Manny Ramirez was one of the most recognizable figures in Major League Baseball for almost a decade. He was feared by pitchers around the league for his production in the batter’s box, especially in clutch moments. Ramirez made it to 12 All-Star Games and won nine Silver Slugger Awards during his 19-year career.
He even helped break the Boston Red Sox’s 86-year streak without a World Series victory, known as the “Curse of the Bambino,” with a title in 2004 in which he was the World Series MVP. Ramirez and fellow star slugger David Ortiz remained together in Boston after their first title and eventually delivered a second World Series win in 2007.
But despite all of his accomplishments, Ramirez has not been universally adored among Red Sox fans like Ortiz. Ramirez was perhaps just as well known for his accomplishments as for his on-and-off-field antics. “Manny being Manny” was harmless and lighthearted at first, but eventually soured many fans, teammates and media members as it became increasingly divisive. He was traded to the Los Angeles Dodgers during the 2008 season. By the end of the 2011 campaign, Ramirez’s MLB career was over.
Now, Ramirez finds himself back in the Boston headlines — he was honored last week by The Sports Museum in Boston during The Tradition event with other Boston sports legends.
Ramirez’s disposition upon his return to the Boston sports scene is much different than it was when his misbehavior forced the Red Sox to trade him to the Dodgers. He says he has apologized to people he ostracized on his way out.
“To be honest, I was not in a good place at that time,” Ramirez said last week in a Boston Globe article. “I wanted a change. I thought going someplace else was going to make a difference. But now, man, I know it wasn’t the place. It was me. It was my mind. It was my heart. I wasn’t thinking right.”

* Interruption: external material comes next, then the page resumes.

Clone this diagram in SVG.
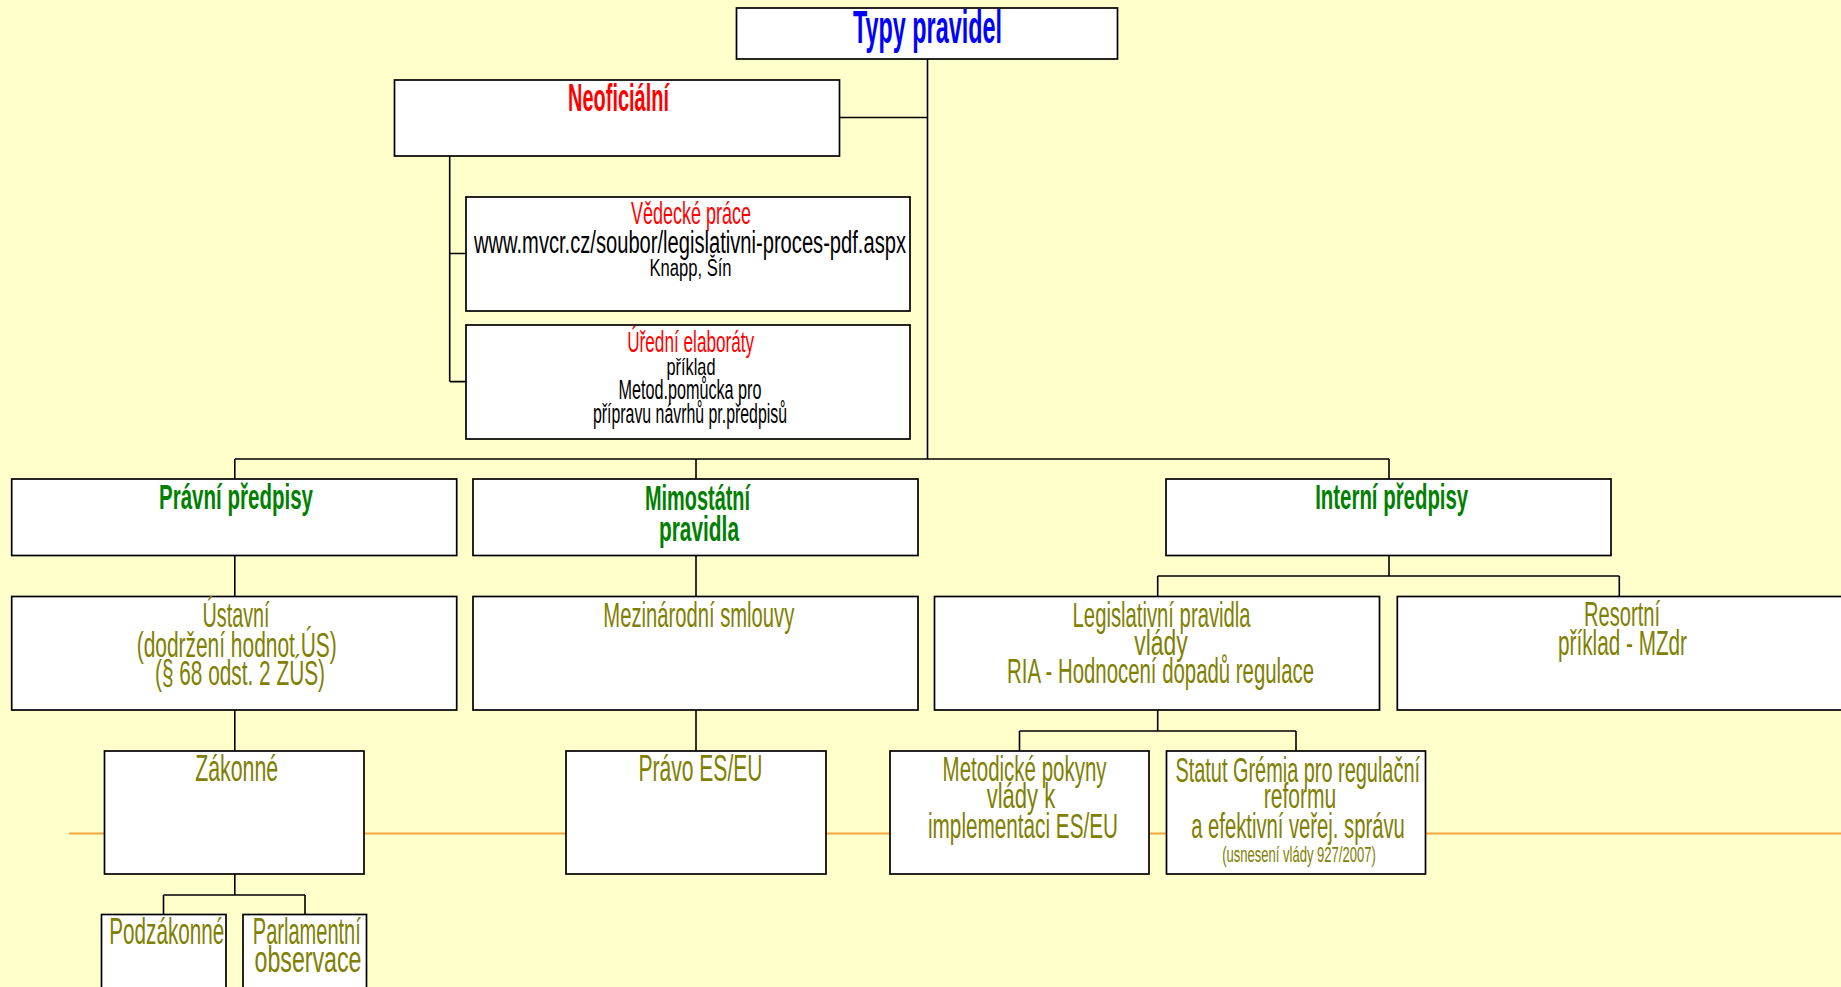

Ramirez, now 47, credits much of his change in attitude to his growing faith. He said he has been in seminary for five years now, simply to learn more about God.
“I’m growing. It takes time,” Ramirez said in the article. “It’s like playing baseball. If you want to be the best, you got to hit it every day. If you want to get to know God, you have to have a relationship with Him.”

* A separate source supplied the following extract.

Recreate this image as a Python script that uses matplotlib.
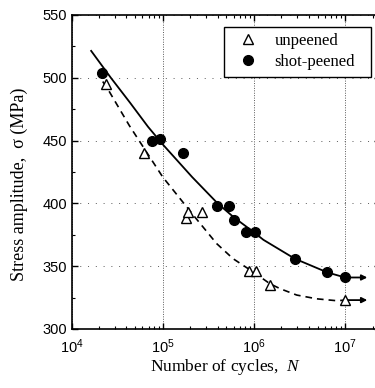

He describes himself as a reformed Baptist, and he has developed an itch to preach God’s Word.
“What I’m doing now, I preach,” Ramirez said. “That’s what I do. Go into hospitals just to preach and teach people the Bible.”
Ramirez was a lifetime .312 hitter with 555 career home runs and an MLB-record 29 postseason homers. His stats may be worthy of Hall of Fame consideration, but he hasn’t received much attention from Hall of Fame voters due to a series of failed drug tests. Ramirez says he is praying for it to be God’s will that he get into baseball’s Hall of Fame.
Yet even if he never does, he is secure in the knowledge of what truly lasts.
“I’m going into another Hall of Fame,” Ramirez said. “If you read the Bible, the Bible says that your name is going to be written in the Book of Life. So it’s going to be more impressive than this. Remember, when you die, you can’t take this with you.”